I've always thought the Star Wars saga would be so different told from a female perspective. Padme calling her mom and saying "Mom, I'm pregnant, the father is a Jedi, I'm so screwed" and her mom hanging up and devising a plan to bring her little girl home and raising that baby with her, or Leia and how she grew up, because you don't become a rebel princess just because you like the hairstyle. Something in her childhood, something about the Force in her as a little girl, what her parents told her in order to turn her into the kind of woman who would lead a rebellion, or even Anakin's mother's life after she gave up her son.

Lee

The Martian also for me is an inspiration. Having been employed in my earlier years after college were in management in the space program.

Lee

Money Monster for me is not a retread but a reality. Hopefully, along the way, as a professional actor will be blessed to have the opportunity such a character in a production or perhaps as a writer my consciousnesses will come to be flooded by my subconsciousness of a character's mindset in creative and teaching sort of way.

Lee

Jodie Foster a "remarkable" lady has a deep spirituality. The Great Holy Spirit, for some unknown reason. to me has given a "sixth sense." Sense Jodie too has also been awesomely blessed in a beautiful unique way.

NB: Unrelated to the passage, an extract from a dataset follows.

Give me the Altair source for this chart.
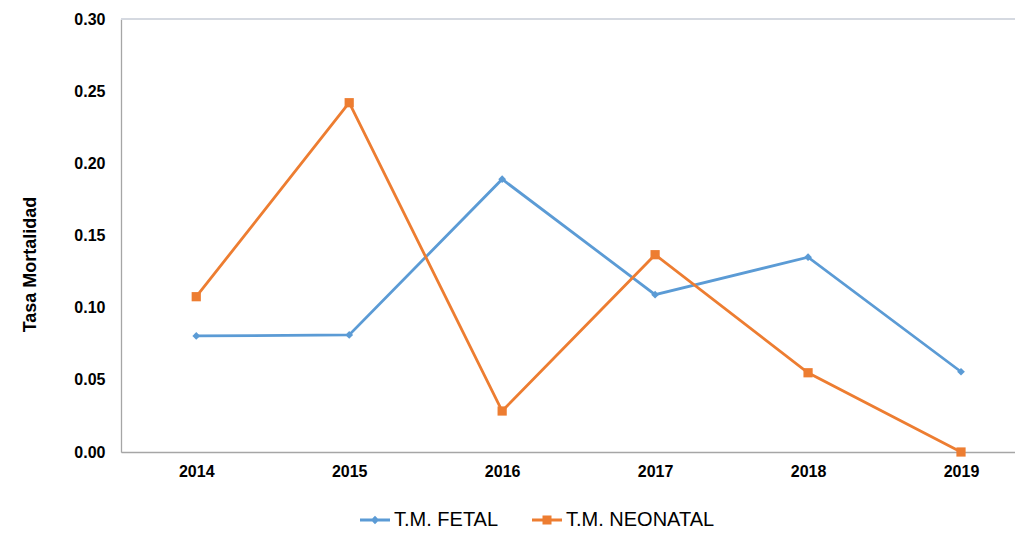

A gem of a person with a keen sense of self perception reflected in the characters she plays as an actress and the ability to bring that out in the actors she directs in a production.

Lee

Ah yes! Taxi Driver Can relate to coming back to the world after serving in country.

A fellow student

Your inspiration has filled my inner being. Freeing ones mind to release content from a series of spiritual awakenings while being abused in a church that devalues any female and then escaping into a world that saved her and then repeated the same abusive life while living with an illness that creates limitations that she hides for decades. Having been warned by the powerful church hierarchy of a lifetime of retribution and the ultimate threat of taking her children, she embarks on a miraculous path of finding a cure for her illness, creating a new life of security and success by using her ultimate potential of releasing this story to save countless others that have walked the same path.

Joey T.

Hmm. men in failure? how about a story of women failing? -- coming out of their relationship delusions...their impossible and unrealistic expectations for relationships? You have given me the inspiration to make a film about that Ms. Foster as I, unfortunately, have met gobs and gobs of women who have made very poor choices in men and few come to realize until their 30s and 40s when successful wealthy guys have become embittered and lost interest and respect for them by then. Initially one puts women on a pedestal when one is young and full of hope. But thank you for the inspiration.

Jason C.

I love the movie Elysium you have once acted, but I was wondering if you could point out some directions on such things like camera angles, colour with 'visual references' in your future classes, it is my only suggestion.

Alan C.

So two people meet , they like each other , they have a great time together . Then some outside influence tells him something bad about her , then tells her something bad about him . They break up , and don't like each other anymore . They gain new relationships , find out what really happened , and though they are not in a relationship with each other anymore , at least they know what happened .

Suza

I loved the idea of re-imagining a film. It opens the doors to all kinds of possibilities.